President Donald Trump signed a directive today that prevents the military from accepting transgender recruits, making official a policy that he first proposed in a series of tweets last month.
The directive also gives Defense Secretary Jim Mattis the authority to determine whether active-duty service members can continue to serve, and prevents the Pentagon from paying for their sex reassignment surgeries if they have not yet started to transition.
The order reverses an Obama-era policy that had allowed transgender service members to serve openly for the first time in history, and that had created a road map for the military to begin accepting new transgender recruits. In the directive, Trump wrote that the Obama administration had failed to prove that openly transgender service members “would not hinder military effectiveness and lethality, disrupt unit cohesion, or tax military resources.” Trump gave Mattis six months to come up with a plan to implement the policy reversal, which also applies to the Coast Guard.
Thousands of transgender troops are currently serving in the military. RAND Corp. estimates that between 1,320 and 6,600 are serving, while advocacy groups suggest there are about 15,000 transgender service members.
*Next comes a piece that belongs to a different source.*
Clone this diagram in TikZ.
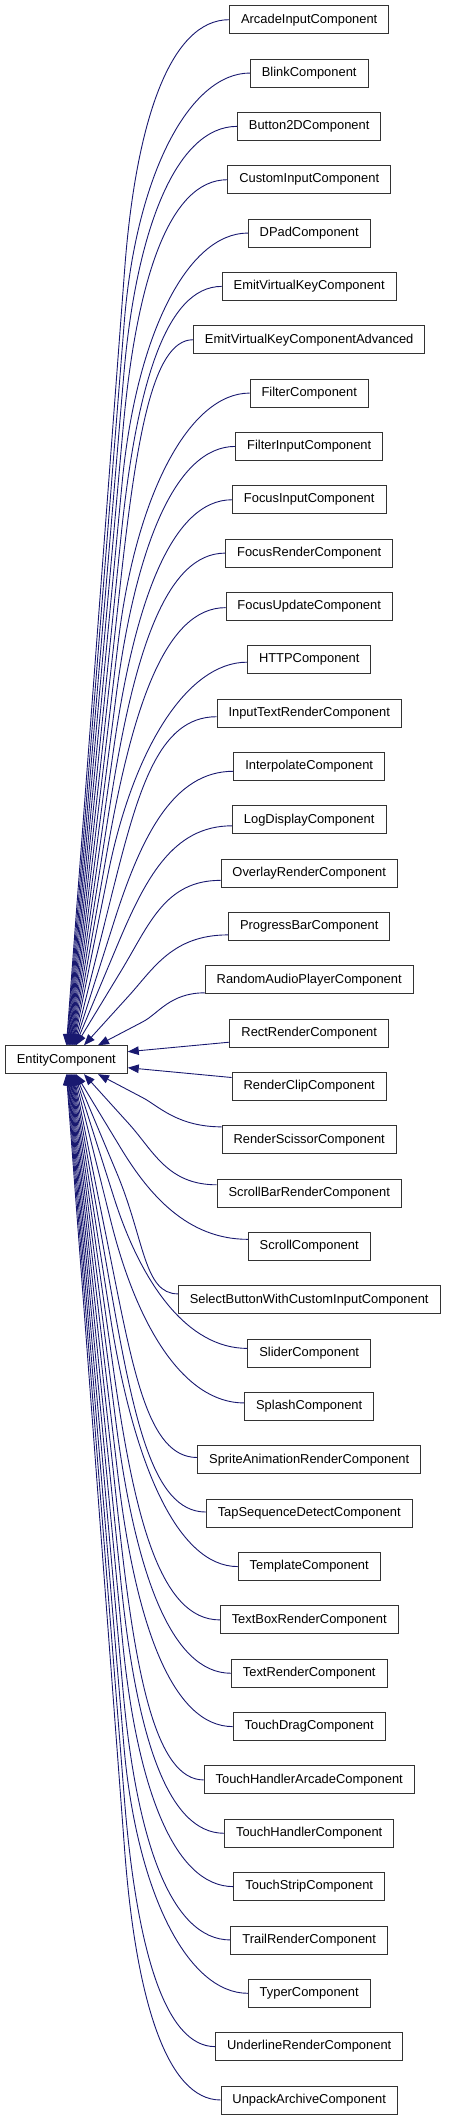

Transgender rights groups are already fighting the policy reversal in court. Earlier this month, the National Center for Lesbian Rights and GLBTQ Legal Advocates & Defenders filed a lawsuit in hopes of preventing the ban from going into effect. Now, the groups are preparing to file a new motion to block implementation of the ban. “This policy is a shameful slap in the face to people who put their lives on the line everyday to defend our country,” said Jennifer Levi of GLBTQ Legal Advocates and Defenders in a statement. “We are moving quickly with our plaintiffs to see that a court puts a stop to this latest demonstration of President Trump playing politics with people’s lives.” Other groups, including Lambda Legal and OutServe-SLDN, have also pledged to sue as soon as Monday.